In this study, a risk assessment was performed on a jet fire at an aerospace facility considering the wind direction and speed. A consequence analysis was performed based on the properties of the metal hose, kerosene, and jet fire. Next, the IR was calculated for the wind rose when a jet fire occurred in a metal hose. The following conclusions can be drawn:

• The fire probability of a metal hose with a hole diameter of 13 mm and release rate of 10.93 kg/s is 3.0 × 10⁻⁴.
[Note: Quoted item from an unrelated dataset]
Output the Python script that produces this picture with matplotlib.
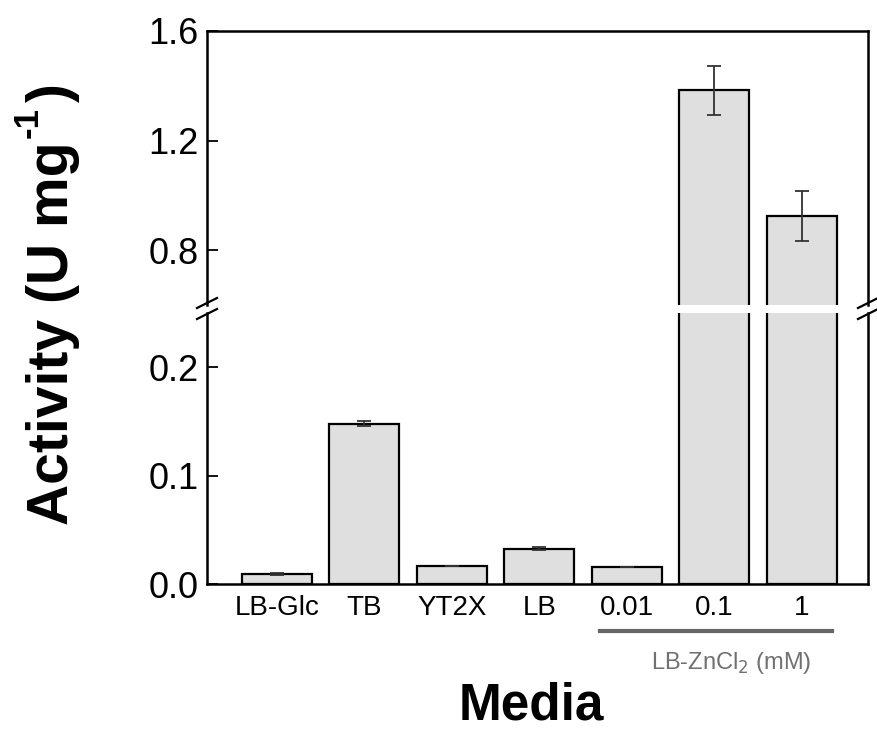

• In a case of jet fire occurring from a metal hose, the 99% fatality area and distance are 493.87 m² and 3.20~12.94 m, the 50% fatality area and distance are 518.01 m² and 12.94~18.23 m, and 1% fatality area and distance are 1027.71 m² and 18.23~25.68 m, respectively.
• The highest IR was at 345°–15° for a wind speed of 0–1 m/s and at 315°–345° for wind speeds >1 m/s. The lowest IR was at 255°–285° for a wind speed of 0–1 m/s, 75°–105° for wind speeds of 1–4 m/s, and 15°–45° for wind speeds >4 m/s. The IR showed similar tendencies at different fatality probabilities.
• The individual risk from jet fire in an aerospace facility was calculated that maximum risk is 3.35 × 10⁻⁵, minimum is 1.49 × 10⁻⁶. The highest IR of 3.35 × 10⁻⁵ is within the tolerable range according to the risk assessment criteria set by HSE ALARP standard. Furthermore, all individual risks were satisfied with the ALARP standard, regardless of wind speed and fatality. Therefore, the risk of metal hose jet fire was tolerable.
• As a result of sensitivity analysis according to $p_{loc}$, which is an important factor in considering individual risk results for metal hose jet fire, this study appeared that all individual risks satisfy the tolerable criteria, even if the $p_{loc}$ value is maximum.

To summarize the results of this study, the major risk component is the metal hose, and the maximum IR in aerospace facility satisfies HSE ALARP standard. Further, using these results, it is possible to strengthen safety by applying additional firewalls, extinguishing systems, and emergency shut off systems.